Unpack the Feedback
A lot occurred in the above scenario. Let’'s break it down.
1. Ensure that there is no embarrassment.
First, it was private. Lauren took Jimmy aside. She could have done this in a group of people, but she didn’t want to embarrass him. She assumed he was doing the best job he could. That assumption led her to believe that he was rushing through his work rather than leaving things to the last minute. Since her assumption was a generous interpretation, she decided Jimmy needed a private conversation.
Because feedback often requires privacy, it can be hard to pull off in the team room. However, two people can often find a quiet corner, move into a hallway, take a walk, or find an empty conference room. One of our favorites is a coffee shop, because no one around you has any interest in what you're talking about.
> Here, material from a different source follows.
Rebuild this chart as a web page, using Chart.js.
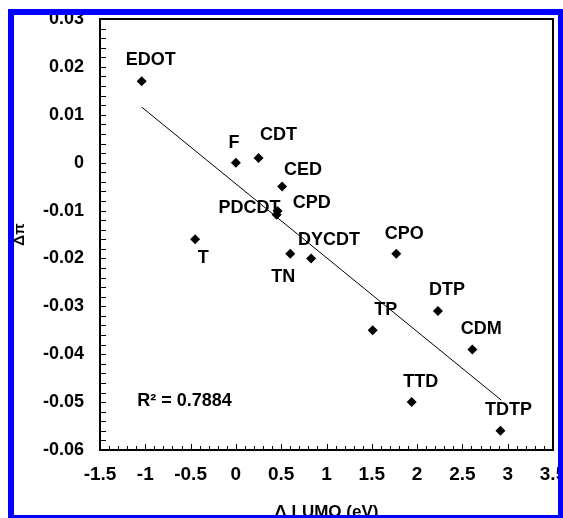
<!DOCTYPE html>
<html lang="en">
<head>
<meta charset="UTF-8">
<title>Δπ vs Δ LUMO</title>
<script src="https://cdn.jsdelivr.net/npm/chart.js"></script>
<style>
    body { margin: 0; background: white; }
    #wrap { width: 563px; height: 518px; }
</style>
</head>
<body>
<div id="wrap"><canvas id="grafico" width="563" height="518"></canvas></div>
<script>
// data
const nombres = ['EDOT', 'F', 'CDT', 'CED', 'PDCDT', 'CPD', 'T', 'TN', 'DYCDT', 'CPO', 'TP', 'DTP', 'CDM', 'TTD', 'TDTP'];
const dLumo = [-1.04, 0, 0.25, 0.51, 0.46, 0.45, -0.45, 0.6, 0.83, 1.77, 1.51, 2.23, 2.61, 1.94, 2.92];
const dPi = [0.017, 0, 0.001, -0.005, -0.0101, -0.0109, -0.016, -0.019, -0.020, -0.019, -0.035, -0.031, -0.039, -0.050, -0.056];
const trendX = [-1.04, 2.93];
const trendY = [0.0116, -0.0496];
const r2Text = 'R² = 0.7884';

// label offsets in px (text centre relative to marker)
const labelOffsets = [[9, -21], [-2, -20], [20, -23], [21, -17], [-28, -3], [35, -12], [8, 19], [-7, 23],
    [18, -18], [8, -20], [13, -20], [9, -21], [9, -20], [9, -20], [8, -21]];

const puntos = dLumo.map((x, i) => ({ x: x, y: dPi[i] }));
const tendencia = trendX.map((x, i) => ({ x: x, y: trendY[i] }));

const negrita = 'bold 18px "Liberation Sans", Arial, sans-serif';
const fmt = v => String(Number(v.toFixed(3)));
const sinPadding = s => { s.paddingTop = 0; s.paddingBottom = 0; s.paddingLeft = 0; s.paddingRight = 0; };

const decor = {
    id: 'decor',
    afterDraw(chart) {
        const ctx = chart.ctx;
        const a = chart.chartArea;
        const xs = chart.scales.x, ys = chart.scales.y;
        ctx.save();
        // frame
        ctx.strokeStyle = '#000';
        ctx.lineWidth = 2;
        ctx.strokeRect(a.left, a.top, a.right - a.left, a.bottom - a.top);
        // inward tick marks
        ctx.lineWidth = 1;
        ctx.beginPath();
        for (let i = 0; i <= 50; i++) {
            const px = Math.round(xs.getPixelForValue(-1.5 + i * 0.1)) + 0.5;
            const len = i % 5 === 0 ? 6 : 4;
            ctx.moveTo(px, a.bottom);
            ctx.lineTo(px, a.bottom - len);
        }
        for (let i = 0; i <= 45; i++) {
            const py = Math.round(ys.getPixelForValue(-0.06 + i * 0.002)) + 0.5;
            ctx.moveTo(a.left, py);
            ctx.lineTo(a.left + 6, py);
        }
        ctx.stroke();
        // point labels
        ctx.fillStyle = '#000';
        ctx.font = negrita;
        ctx.textAlign = 'center';
        ctx.textBaseline = 'middle';
        nombres.forEach((n, i) => {
            const px = xs.getPixelForValue(dLumo[i]) + labelOffsets[i][0];
            const py = ys.getPixelForValue(dPi[i]) + labelOffsets[i][1];
            ctx.fillText(n, px, py);
        });
        ctx.textAlign = 'left';
        ctx.fillText(r2Text, xs.getPixelForValue(-1.09), ys.getPixelForValue(-0.0498));
        // blue frame
        ctx.fillStyle = '#0000ff';
        ctx.fillRect(8, 9, 6, 509);
        ctx.fillRect(8, 9, 555, 6);
        ctx.fillRect(558, 9, 5, 509);
        ctx.fillRect(8, 515, 555, 3);
        ctx.restore();
    }
};

const ctx = document.getElementById('grafico').getContext('2d');
const chart = new Chart(ctx, {
    type: 'scatter',
    data: {
        datasets: [
            {
                label: 'Δπ',
                data: puntos,
                pointStyle: 'rectRot',
                pointRadius: 5,
                backgroundColor: '#000',
                borderColor: '#000',
                borderWidth: 0
            },
            {
                type: 'line',
                label: 'Linear',
                data: tendencia,
                showLine: true,
                borderColor: '#000',
                borderWidth: 1,
                pointRadius: 0,
                fill: false
            }
        ]
    },
    options: {
        responsive: false,
        animation: false,
        devicePixelRatio: 1,
        layout: { autoPadding: false, padding: { left: 0, top: 19, right: 10, bottom: 0 } },
        plugins: { legend: { display: false }, tooltip: { enabled: false } },
        scales: {
            x: {
                type: 'linear',
                min: -1.5, max: 3.5,
                grid: { display: false, drawTicks: false },
                border: { display: false },
                ticks: { stepSize: 0.5, padding: 13, color: '#000', callback: fmt,
                    font: { family: '"Liberation Sans", Arial', size: 19, weight: 'bold' } },
                title: { display: true, text: 'Δ LUMO (eV)', color: '#000', padding: 0,
                    font: { family: '"Liberation Sans", Arial', size: 17, weight: 'bold', lineHeight: 0.7 } },
                afterFit(s) { s.height = 68; sinPadding(s); }
            },
            y: {
                min: -0.06, max: 0.03,
                grid: { display: false, drawTicks: false },
                border: { display: false },
                ticks: { stepSize: 0.01, padding: 16, color: '#000', callback: fmt,
                    font: { family: '"Liberation Sans", Arial', size: 18, weight: 'bold' } },
                title: { display: true, text: 'Δπ', color: '#000', padding: { top: 12, bottom: 0 },
                    font: { family: '"Liberation Sans", Arial', size: 15, weight: 'bold', lineHeight: 1 } },
                afterFit(s) { s.width = 100; sinPadding(s); }
            }
        }
    },
    plugins: [decor]
});
</script>
</body>
</html>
The key is to find a neutral location so the two people have a place to discuss the issue. Do not try to talk about the conversation in the team room, where the buzz is too loud—or, worse, where the buzz might stop just as you start giving feedback and the feedback will be out in the open. Find a private place for feedback.
2. Focus on the data.
Lauren provided Jimmy data. Lauren did not label Jimmy. Lauren did not use the word "always" or "never" or "everyone." She provided data and explained how his actions affected her directly. She did not speak for other people.
3. Explain how you are affected, using "I" language.
Feedback is most effective when you explain how you are personally affected. It's least effective when you try to intervene on someone else's behalf. Lauren said, "When the build breaks, it affects me as a developer manager because I can't build." If she had said, “The developers can't build," that would have been weaker. She was speaking from first-hand experience.